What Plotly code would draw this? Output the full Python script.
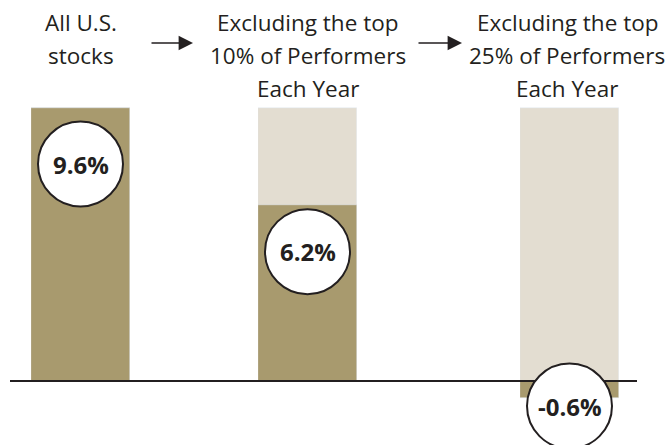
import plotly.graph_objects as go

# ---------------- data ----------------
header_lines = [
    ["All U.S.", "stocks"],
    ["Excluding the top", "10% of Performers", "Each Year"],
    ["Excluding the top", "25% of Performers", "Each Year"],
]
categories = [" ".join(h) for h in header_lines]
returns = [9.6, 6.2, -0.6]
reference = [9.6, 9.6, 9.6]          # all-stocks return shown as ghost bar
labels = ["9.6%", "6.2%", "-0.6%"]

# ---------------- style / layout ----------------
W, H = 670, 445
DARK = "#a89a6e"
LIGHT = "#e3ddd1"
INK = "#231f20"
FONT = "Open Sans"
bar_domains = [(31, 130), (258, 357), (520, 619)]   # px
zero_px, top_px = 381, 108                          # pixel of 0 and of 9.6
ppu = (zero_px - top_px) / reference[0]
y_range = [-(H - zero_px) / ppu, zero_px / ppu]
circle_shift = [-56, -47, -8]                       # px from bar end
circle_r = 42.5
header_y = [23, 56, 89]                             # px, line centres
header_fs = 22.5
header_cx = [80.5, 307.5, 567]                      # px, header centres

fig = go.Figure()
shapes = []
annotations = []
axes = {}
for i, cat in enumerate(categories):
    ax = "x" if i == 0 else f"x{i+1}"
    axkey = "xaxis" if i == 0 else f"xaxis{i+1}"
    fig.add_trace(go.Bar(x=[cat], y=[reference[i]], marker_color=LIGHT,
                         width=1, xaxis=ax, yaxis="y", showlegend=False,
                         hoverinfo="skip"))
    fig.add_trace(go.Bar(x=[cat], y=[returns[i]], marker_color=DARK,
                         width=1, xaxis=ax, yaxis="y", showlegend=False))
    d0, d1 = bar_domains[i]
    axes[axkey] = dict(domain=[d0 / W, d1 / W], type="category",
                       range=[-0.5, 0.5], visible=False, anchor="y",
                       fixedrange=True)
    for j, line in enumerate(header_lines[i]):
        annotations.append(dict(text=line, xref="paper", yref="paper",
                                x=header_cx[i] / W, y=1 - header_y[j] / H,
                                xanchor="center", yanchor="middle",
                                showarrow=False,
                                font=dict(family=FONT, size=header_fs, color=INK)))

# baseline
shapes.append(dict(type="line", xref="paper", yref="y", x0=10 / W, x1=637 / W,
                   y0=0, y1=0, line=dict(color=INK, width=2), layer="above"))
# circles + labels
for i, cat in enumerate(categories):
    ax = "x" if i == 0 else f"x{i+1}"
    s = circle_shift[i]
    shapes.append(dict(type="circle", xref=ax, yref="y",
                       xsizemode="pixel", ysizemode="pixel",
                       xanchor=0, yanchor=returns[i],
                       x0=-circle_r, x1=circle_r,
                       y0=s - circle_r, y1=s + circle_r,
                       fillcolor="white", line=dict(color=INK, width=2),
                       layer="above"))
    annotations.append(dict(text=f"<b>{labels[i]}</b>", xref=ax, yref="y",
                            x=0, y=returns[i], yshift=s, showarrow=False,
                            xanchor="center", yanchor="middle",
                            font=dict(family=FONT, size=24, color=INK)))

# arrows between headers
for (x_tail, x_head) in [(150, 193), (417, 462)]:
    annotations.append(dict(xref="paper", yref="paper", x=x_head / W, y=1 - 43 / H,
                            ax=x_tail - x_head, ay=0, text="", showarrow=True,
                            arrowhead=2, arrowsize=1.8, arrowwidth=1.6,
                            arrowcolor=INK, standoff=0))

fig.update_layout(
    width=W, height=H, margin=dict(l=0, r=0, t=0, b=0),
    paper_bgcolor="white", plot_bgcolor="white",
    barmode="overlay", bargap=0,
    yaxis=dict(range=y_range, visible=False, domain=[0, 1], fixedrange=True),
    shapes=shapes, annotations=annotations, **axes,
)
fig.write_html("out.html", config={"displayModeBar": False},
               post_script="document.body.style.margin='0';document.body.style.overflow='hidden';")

______________________________

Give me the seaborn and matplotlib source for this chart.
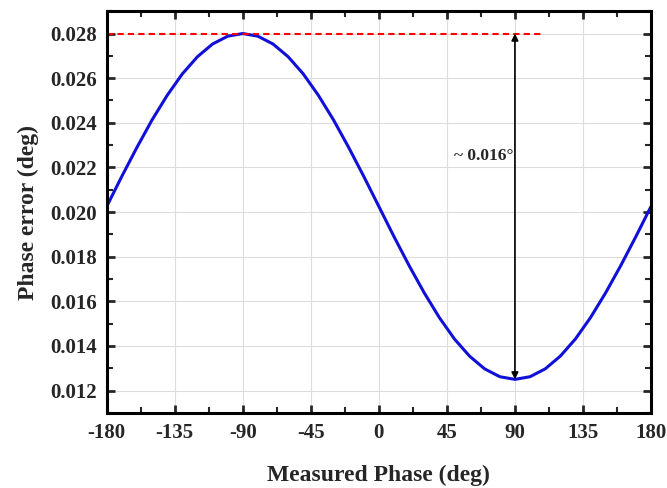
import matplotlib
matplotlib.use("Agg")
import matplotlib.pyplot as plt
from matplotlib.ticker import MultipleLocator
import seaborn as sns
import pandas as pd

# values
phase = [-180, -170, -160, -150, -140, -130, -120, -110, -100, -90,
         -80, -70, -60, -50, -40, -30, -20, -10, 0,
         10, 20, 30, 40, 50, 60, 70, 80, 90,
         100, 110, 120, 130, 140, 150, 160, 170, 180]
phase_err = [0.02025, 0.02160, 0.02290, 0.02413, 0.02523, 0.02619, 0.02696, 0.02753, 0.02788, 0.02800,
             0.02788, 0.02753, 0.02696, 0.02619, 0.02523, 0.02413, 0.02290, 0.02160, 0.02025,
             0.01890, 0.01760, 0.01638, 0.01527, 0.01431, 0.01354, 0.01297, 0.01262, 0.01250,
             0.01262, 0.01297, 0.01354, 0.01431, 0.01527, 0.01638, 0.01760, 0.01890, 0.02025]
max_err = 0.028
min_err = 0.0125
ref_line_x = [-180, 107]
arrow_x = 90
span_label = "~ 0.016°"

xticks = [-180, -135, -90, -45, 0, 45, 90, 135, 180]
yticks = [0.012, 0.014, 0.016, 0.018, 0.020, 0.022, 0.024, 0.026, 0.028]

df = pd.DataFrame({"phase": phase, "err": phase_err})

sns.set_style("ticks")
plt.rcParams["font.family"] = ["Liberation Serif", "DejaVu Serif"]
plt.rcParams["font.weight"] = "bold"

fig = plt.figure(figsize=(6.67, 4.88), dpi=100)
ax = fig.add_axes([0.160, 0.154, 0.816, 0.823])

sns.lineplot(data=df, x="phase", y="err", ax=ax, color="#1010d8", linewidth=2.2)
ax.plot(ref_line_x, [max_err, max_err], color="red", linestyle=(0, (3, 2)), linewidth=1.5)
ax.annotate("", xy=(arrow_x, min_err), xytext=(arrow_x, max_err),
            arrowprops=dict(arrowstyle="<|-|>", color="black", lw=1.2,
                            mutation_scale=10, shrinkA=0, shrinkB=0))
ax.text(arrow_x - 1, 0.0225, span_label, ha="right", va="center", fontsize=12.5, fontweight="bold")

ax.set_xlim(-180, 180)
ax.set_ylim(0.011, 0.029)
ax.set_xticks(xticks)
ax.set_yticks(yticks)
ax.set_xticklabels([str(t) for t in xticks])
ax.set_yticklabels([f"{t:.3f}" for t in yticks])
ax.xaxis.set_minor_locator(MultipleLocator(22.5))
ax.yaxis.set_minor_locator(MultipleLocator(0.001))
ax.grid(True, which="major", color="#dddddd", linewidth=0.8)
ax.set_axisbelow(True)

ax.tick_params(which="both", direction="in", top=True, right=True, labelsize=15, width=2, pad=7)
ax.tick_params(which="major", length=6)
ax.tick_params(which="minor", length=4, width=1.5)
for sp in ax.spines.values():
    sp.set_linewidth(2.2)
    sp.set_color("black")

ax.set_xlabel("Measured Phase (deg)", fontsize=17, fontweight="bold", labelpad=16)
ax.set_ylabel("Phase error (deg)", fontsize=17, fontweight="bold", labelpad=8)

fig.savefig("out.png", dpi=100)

______________________________

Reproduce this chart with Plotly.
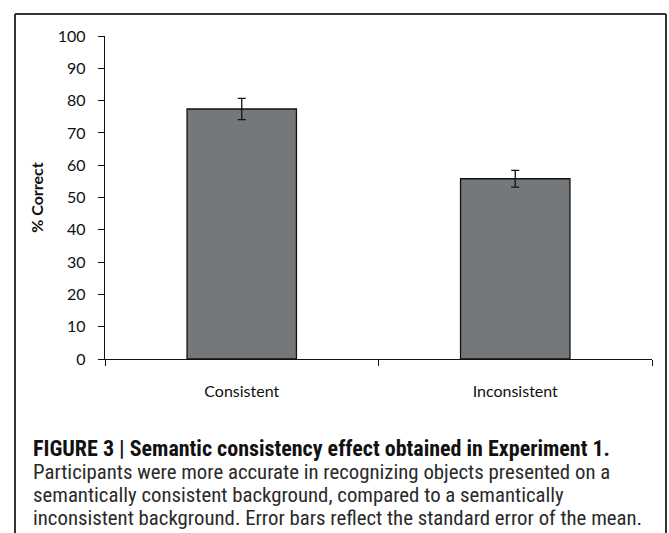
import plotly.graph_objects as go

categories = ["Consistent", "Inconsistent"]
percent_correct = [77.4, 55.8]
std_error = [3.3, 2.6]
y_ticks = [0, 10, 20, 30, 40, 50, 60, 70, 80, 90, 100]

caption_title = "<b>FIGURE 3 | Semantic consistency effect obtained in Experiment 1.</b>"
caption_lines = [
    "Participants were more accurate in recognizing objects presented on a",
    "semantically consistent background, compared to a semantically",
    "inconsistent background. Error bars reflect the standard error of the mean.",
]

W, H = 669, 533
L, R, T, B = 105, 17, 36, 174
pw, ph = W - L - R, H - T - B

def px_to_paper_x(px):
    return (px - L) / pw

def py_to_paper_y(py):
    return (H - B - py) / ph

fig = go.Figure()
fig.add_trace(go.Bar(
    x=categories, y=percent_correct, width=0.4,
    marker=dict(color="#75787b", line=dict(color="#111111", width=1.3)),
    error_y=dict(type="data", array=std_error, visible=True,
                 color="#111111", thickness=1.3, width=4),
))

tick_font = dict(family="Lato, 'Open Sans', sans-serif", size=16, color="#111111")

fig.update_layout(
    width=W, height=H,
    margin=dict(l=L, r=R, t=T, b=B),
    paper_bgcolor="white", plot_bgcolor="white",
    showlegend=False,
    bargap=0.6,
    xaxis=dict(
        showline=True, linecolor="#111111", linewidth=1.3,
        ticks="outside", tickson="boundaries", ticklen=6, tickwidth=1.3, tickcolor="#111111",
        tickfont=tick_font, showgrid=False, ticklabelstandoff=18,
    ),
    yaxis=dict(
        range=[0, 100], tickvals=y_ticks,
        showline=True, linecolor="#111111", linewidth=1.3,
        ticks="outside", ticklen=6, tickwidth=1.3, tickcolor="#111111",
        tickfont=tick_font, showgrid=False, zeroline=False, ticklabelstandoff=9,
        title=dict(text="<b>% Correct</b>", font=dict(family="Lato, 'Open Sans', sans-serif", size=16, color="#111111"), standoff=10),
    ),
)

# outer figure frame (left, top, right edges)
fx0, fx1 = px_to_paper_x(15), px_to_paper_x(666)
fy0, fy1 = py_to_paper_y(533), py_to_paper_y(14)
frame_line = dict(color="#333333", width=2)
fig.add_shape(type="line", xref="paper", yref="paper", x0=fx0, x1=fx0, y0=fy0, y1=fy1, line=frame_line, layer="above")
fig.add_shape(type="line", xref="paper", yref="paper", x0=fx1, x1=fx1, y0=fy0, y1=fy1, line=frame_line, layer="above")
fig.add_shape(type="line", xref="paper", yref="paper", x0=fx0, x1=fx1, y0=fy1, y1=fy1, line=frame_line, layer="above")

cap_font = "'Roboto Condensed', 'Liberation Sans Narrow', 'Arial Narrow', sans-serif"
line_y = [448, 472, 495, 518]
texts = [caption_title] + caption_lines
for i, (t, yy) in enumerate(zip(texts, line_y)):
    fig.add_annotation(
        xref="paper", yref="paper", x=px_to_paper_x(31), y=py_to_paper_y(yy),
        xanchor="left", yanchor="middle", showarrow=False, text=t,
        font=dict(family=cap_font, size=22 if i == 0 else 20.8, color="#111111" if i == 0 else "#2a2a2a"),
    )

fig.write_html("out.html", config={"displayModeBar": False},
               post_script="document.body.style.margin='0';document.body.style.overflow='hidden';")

______________________________

Retype only the lines above from the one with "What Plotly code" through the one with "header_cx = [80.5, 307.5, 567]", exactly and with both ends. Images stay out.

> _TASK OUTPUT_
What Plotly code would draw this? Output the full Python script.
import plotly.graph_objects as go

# ---------------- data ----------------
header_lines = [
    ["All U.S.", "stocks"],
    ["Excluding the top", "10% of Performers", "Each Year"],
    ["Excluding the top", "25% of Performers", "Each Year"],
]
categories = [" ".join(h) for h in header_lines]
returns = [9.6, 6.2, -0.6]
reference = [9.6, 9.6, 9.6]          # all-stocks return shown as ghost bar
labels = ["9.6%", "6.2%", "-0.6%"]

# ---------------- style / layout ----------------
W, H = 670, 445
DARK = "#a89a6e"
LIGHT = "#e3ddd1"
INK = "#231f20"
FONT = "Open Sans"
bar_domains = [(31, 130), (258, 357), (520, 619)]   # px
zero_px, top_px = 381, 108                          # pixel of 0 and of 9.6
ppu = (zero_px - top_px) / reference[0]
y_range = [-(H - zero_px) / ppu, zero_px / ppu]
circle_shift = [-56, -47, -8]                       # px from bar end
circle_r = 42.5
header_y = [23, 56, 89]                             # px, line centres
header_fs = 22.5
header_cx = [80.5, 307.5, 567]                      # px, header centres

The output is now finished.